> Task description: Repeat every entry word for word, but leave the images out of your copy.

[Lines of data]
'''

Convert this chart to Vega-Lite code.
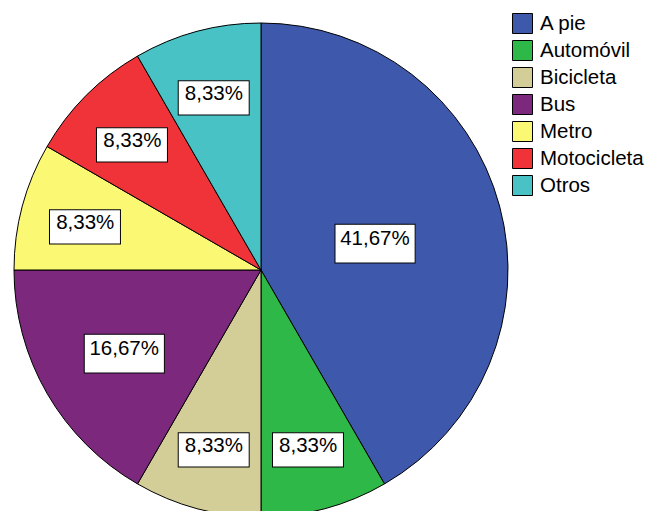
{
  "$schema": "https://vega.github.io/schema/vega-lite/v6.json",
  "width": 522,
  "height": 540,
  "padding": 0,
  "autosize": {"type": "pad"},
  "background": "white",
  "config": {"view": {"stroke": null}},
  "data": {
    "values": [
      {"modo": "A pie", "n": 5, "pct": "41,67%"},
      {"modo": "Automóvil", "n": 1, "pct": "8,33%"},
      {"modo": "Bicicleta", "n": 1, "pct": "8,33%"},
      {"modo": "Bus", "n": 2, "pct": "16,67%"},
      {"modo": "Metro", "n": 1, "pct": "8,33%"},
      {"modo": "Motocicleta", "n": 1, "pct": "8,33%"},
      {"modo": "Otros", "n": 1, "pct": "8,33%"}
    ]
  },
  "encoding": {
    "theta": {"field": "n", "type": "quantitative", "stack": true},
    "order": {"field": "modo", "type": "ordinal"}
  },
  "layer": [
    {
      "mark": {"type": "arc", "outerRadius": 247, "stroke": "black", "strokeWidth": 1},
      "encoding": {
        "color": {
          "field": "modo",
          "type": "nominal",
          "scale": {
            "domain": ["A pie", "Automóvil", "Bicicleta", "Bus", "Metro", "Motocicleta", "Otros"],
            "range": ["#3E58AC", "#2EB848", "#D3CE97", "#7C287D", "#FBF873", "#EF3338", "#48C2C5"]
          },
          "legend": {
            "orient": "none",
            "legendX": 512,
            "legendY": 13,
            "title": null,
            "padding": 0,
            "symbolType": "square",
            "symbolSize": 400,
            "symbolStrokeColor": "black",
            "symbolStrokeWidth": 1,
            "symbolOpacity": 1,
            "labelFont": "Liberation Sans",
            "labelFontSize": 20.5,
            "labelColor": "black",
            "labelOffset": 7,
            "rowPadding": 2
          }
        }
      }
    },
    {
      "mark": {"type": "text", "text": "▬", "font": "DejaVu Sans", "fill": "white", "stroke": "black", "strokeWidth": 1, "baseline": "middle", "align": "center"},
      "encoding": {
        "detail": {"field": "modo", "type": "nominal"},
        "radius": {"field": "n", "type": "quantitative", "scale": {"type": "linear", "domain": [1, 2, 5], "range": [182, 158, 118]}},
        "size": {"field": "n", "type": "quantitative", "legend": null, "scale": {"type": "linear", "domain": [1, 2, 5], "range": [93, 105, 105]}}
      }
    },
    {
      "mark": {"type": "text", "font": "Liberation Sans", "fontSize": 20.5, "fill": "black", "baseline": "middle", "align": "center"},
      "encoding": {
        "detail": {"field": "modo", "type": "nominal"},
        "radius": {"field": "n", "type": "quantitative", "scale": {"type": "linear", "domain": [1, 2, 5], "range": [182, 158, 118]}},
        "text": {"field": "pct", "type": "nominal"}
      }
    }
  ]
}
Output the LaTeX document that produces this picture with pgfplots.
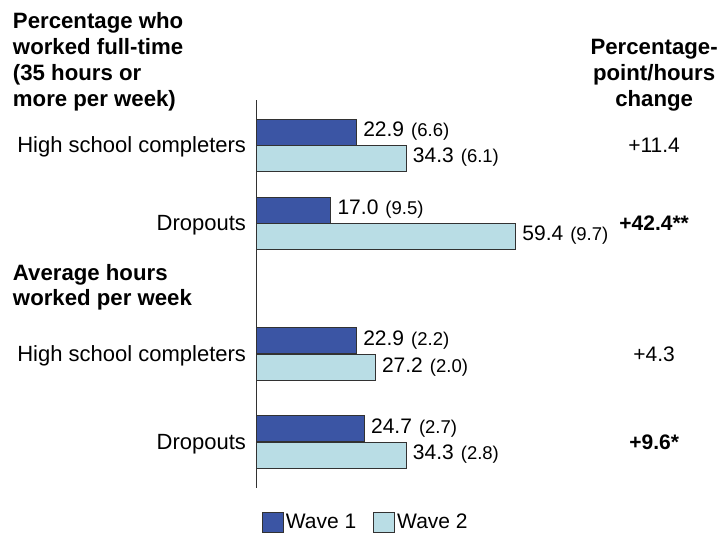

'''

> Result:
Convert this chart to Vega-Lite code.
{
  "$schema": "https://vega.github.io/schema/vega-lite/v6.json",
  "width": 522,
  "height": 540,
  "padding": 0,
  "autosize": {"type": "pad"},
  "background": "white",
  "config": {"view": {"stroke": null}},
  "data": {
    "values": [
      {"modo": "A pie", "n": 5, "pct": "41,67%"},
      {"modo": "Automóvil", "n": 1, "pct": "8,33%"},
      {"modo": "Bicicleta", "n": 1, "pct": "8,33%"},
      {"modo": "Bus", "n": 2, "pct": "16,67%"},
      {"modo": "Metro", "n": 1, "pct": "8,33%"},
      {"modo": "Motocicleta", "n": 1, "pct": "8,33%"},
      {"modo": "Otros", "n": 1, "pct": "8,33%"}
    ]
  },
  "encoding": {
    "theta": {"field": "n", "type": "quantitative", "stack": true},
    "order": {"field": "modo", "type": "ordinal"}
  },
  "layer": [
    {
      "mark": {"type": "arc", "outerRadius": 247, "stroke": "black", "strokeWidth": 1},
      "encoding": {
        "color": {
          "field": "modo",
          "type": "nominal",
          "scale": {
            "domain": ["A pie", "Automóvil", "Bicicleta", "Bus", "Metro", "Motocicleta", "Otros"],
            "range": ["#3E58AC", "#2EB848", "#D3CE97", "#7C287D", "#FBF873", "#EF3338", "#48C2C5"]
          },
          "legend": {
            "orient": "none",
            "legendX": 512,
            "legendY": 13,
            "title": null,
            "padding": 0,
            "symbolType": "square",
            "symbolSize": 400,
            "symbolStrokeColor": "black",
            "symbolStrokeWidth": 1,
            "symbolOpacity": 1,
            "labelFont": "Liberation Sans",
            "labelFontSize": 20.5,
            "labelColor": "black",
            "labelOffset": 7,
            "rowPadding": 2
          }
        }
      }
    },
    {
      "mark": {"type": "text", "text": "▬", "font": "DejaVu Sans", "fill": "white", "stroke": "black", "strokeWidth": 1, "baseline": "middle", "align": "center"},
      "encoding": {
        "detail": {"field": "modo", "type": "nominal"},
        "radius": {"field": "n", "type": "quantitative", "scale": {"type": "linear", "domain": [1, 2, 5], "range": [182, 158, 118]}},
        "size": {"field": "n", "type": "quantitative", "legend": null, "scale": {"type": "linear", "domain": [1, 2, 5], "range": [93, 105, 105]}}
      }
    },
    {
      "mark": {"type": "text", "font": "Liberation Sans", "fontSize": 20.5, "fill": "black", "baseline": "middle", "align": "center"},
      "encoding": {
        "detail": {"field": "modo", "type": "nominal"},
        "radius": {"field": "n", "type": "quantitative", "scale": {"type": "linear", "domain": [1, 2, 5], "range": [182, 158, 118]}},
        "text": {"field": "pct", "type": "nominal"}
      }
    }
  ]
}
Output the LaTeX document that produces this picture with pgfplots.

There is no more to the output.